Snooze
This Sunday’s comic is unfortunately another one of those untranslatable ones. That is, we could translate it, but the joke would be lost in translation. So we’ll try to explain it instead.
First panel reads «ugh, could you snooze the phone for ten minutes?«. Second panel reads «Snooze, darling. SNOOZE.»

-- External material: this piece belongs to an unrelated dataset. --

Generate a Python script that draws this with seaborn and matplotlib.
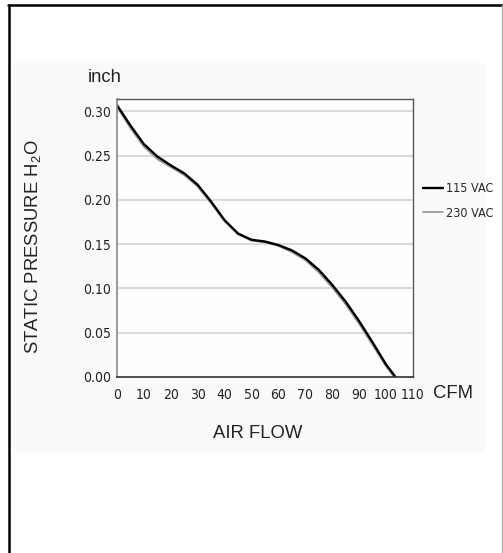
import pandas as pd
import matplotlib.pyplot as plt
from matplotlib.lines import Line2D
from matplotlib.patches import Rectangle
import seaborn as sns

# fan curve (CFM vs inch H2O)
airflow_115 = [0, 5, 10, 15, 20, 25, 30, 35, 40, 45, 50, 55, 60, 65, 70, 75, 80, 85, 90, 95, 100, 103.5]
pressure_115 = [0.307, 0.284, 0.263, 0.249, 0.239, 0.230, 0.217, 0.198, 0.177, 0.162, 0.155, 0.153,
                0.149, 0.143, 0.134, 0.121, 0.104, 0.085, 0.063, 0.039, 0.014, 0.0]
airflow_230 = [0, 5, 10, 15, 20, 25, 30, 35, 40, 45, 50, 55, 60, 65, 70, 75, 80, 85, 90, 95, 100, 103]
pressure_230 = [0.305, 0.281, 0.260, 0.246, 0.237, 0.228, 0.215, 0.196, 0.176, 0.161, 0.154, 0.152,
                0.148, 0.141, 0.132, 0.118, 0.101, 0.082, 0.060, 0.036, 0.012, 0.0]

x_ticks = [0, 10, 20, 30, 40, 50, 60, 70, 80, 90, 100, 110]
y_ticks = [0.00, 0.05, 0.10, 0.15, 0.20, 0.25, 0.30]
y_tick_labels = ['0.00', '0.05', '0.10', '0.15', '0.20', '0.25', '0.30']

df115 = pd.DataFrame({'CFM': airflow_115, 'P': pressure_115})
df230 = pd.DataFrame({'CFM': airflow_230, 'P': pressure_230})

sns.set_style('white')
plt.rcParams['font.family'] = ['Liberation Sans', 'DejaVu Sans']
plt.rcParams['mathtext.default'] = 'regular'
narrow = ['DejaVu Sans']

fig = plt.figure(figsize=(5.03, 5.53), dpi=100)

# page frame and light panel behind the chart
fig.add_artist(Rectangle((13 / 503, 1 - 453 / 553), 472 / 503, 390 / 553,
                         transform=fig.transFigure, facecolor='#fafafa', edgecolor='none', zorder=0))
fig.add_artist(Line2D([8 / 503, 1], [1 - 5 / 553, 1 - 5 / 553], transform=fig.transFigure, color='black', lw=1.8))
fig.add_artist(Line2D([8.5 / 503, 8.5 / 503], [0, 1 - 5 / 553], transform=fig.transFigure, color='black', lw=1.8))
fig.add_artist(Line2D([501.5 / 503, 501.5 / 503], [0, 1 - 5 / 553], transform=fig.transFigure, color='#b0b0b0', lw=1))

ax = fig.add_axes([117 / 503, 1 - 377 / 553, 296 / 503, 278 / 553])
ax.set_facecolor('#fdfdfd')

sns.lineplot(x='CFM', y='P', data=df230, ax=ax, color='#9a9a9a', lw=1.3, label='230 VAC')
sns.lineplot(x='CFM', y='P', data=df115, ax=ax, color='black', lw=1.7, label='115 VAC')

ax.set_xlim(0, 110)
ax.set_ylim(0, 0.314)

ax.set_xticks(x_ticks, [str(t) for t in x_ticks])
ax.set_yticks(y_ticks, y_tick_labels)
for lbl in ax.get_xticklabels() + ax.get_yticklabels():
    lbl.set_family(narrow)
    lbl.set_stretch('condensed')
    lbl.set_fontsize(10)
    lbl.set_color('#222222')
ax.tick_params(axis='x', direction='inout', length=8, width=1, color='#333333', pad=4)
ax.tick_params(axis='y', length=0, pad=4)
ticks = ax.xaxis.get_major_ticks()
ticks[0].tick1line.set_visible(False)
ticks[-1].tick1line.set_visible(False)

ax.yaxis.grid(True, color='#d8d8d8', lw=1.3)
ax.set_axisbelow(True)
for side in ['top', 'right']:
    ax.spines[side].set_color('#555555')
    ax.spines[side].set_linewidth(1)
ax.spines['left'].set_color('#888888')
ax.spines['left'].set_linewidth(1.2)
ax.spines['bottom'].set_color('#333333')
ax.spines['bottom'].set_linewidth(1.2)

ax.set_xlabel('')
ax.set_ylabel('STATIC PRESSURE H$_2$O', fontsize=13.3, color='#222222')
ax.yaxis.set_label_coords(-0.25, 0.47)

fig.text(88 / 503, 1 - 77 / 553, 'inch', fontsize=13.3, va='center', ha='left', color='#222222')
fig.text(433 / 503, 1 - 394 / 553, 'CFM', fontsize=13.3, va='center', ha='left', color='#222222')
fig.text(258 / 503, 1 - 434 / 553, 'AIR FLOW', fontsize=13.3, va='center', ha='center', color='#222222')

# legend to the right, 115 VAC first
handles, labels = ax.get_legend_handles_labels()
ax.legend(handles[::-1], labels[::-1], loc='center left', bbox_to_anchor=(1.034, 0.633),
          frameon=False, borderaxespad=0, borderpad=0, handlelength=1.6, handletextpad=0.25,
          labelspacing=0.9, prop={'family': narrow, 'stretch': 'condensed', 'size': 9})

fig.savefig('out.png', dpi=100)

The joke here is that the english word snooze, which many have adopted into colloquial Norwegian, is phonetically very similar to the Norwegian snuse, which is the act of using snus, a Swedish tobacco product popular in Scandinavia. As you might have guessed already, snus is used by placing it under your upper lip.
We like homophones.
Glad I read the description to this one, cause I was a little confused. I’m reading through the archive right now and this is the firs tone I realized there WAS a description on. Good job scrolling down for me I guess.
Also, these are awesome.
Hehehe! 🙂 Better late than never! 😀 Thank you, we’re so glad you like it! 😀
OH WOW
I just discovered why Alaskan (which had a lot of Norwegian and other Scandinavian immigrants in the 19th century) calls chewing tobacco «snoose» in its old rural dialect.
I should have guessed!
«Yaaah,» say the old timers, «you got a lotta snoose in dere. You might wanna spit.» (Yes, you have a lot of chewing tobacco in there. You might want to spit.)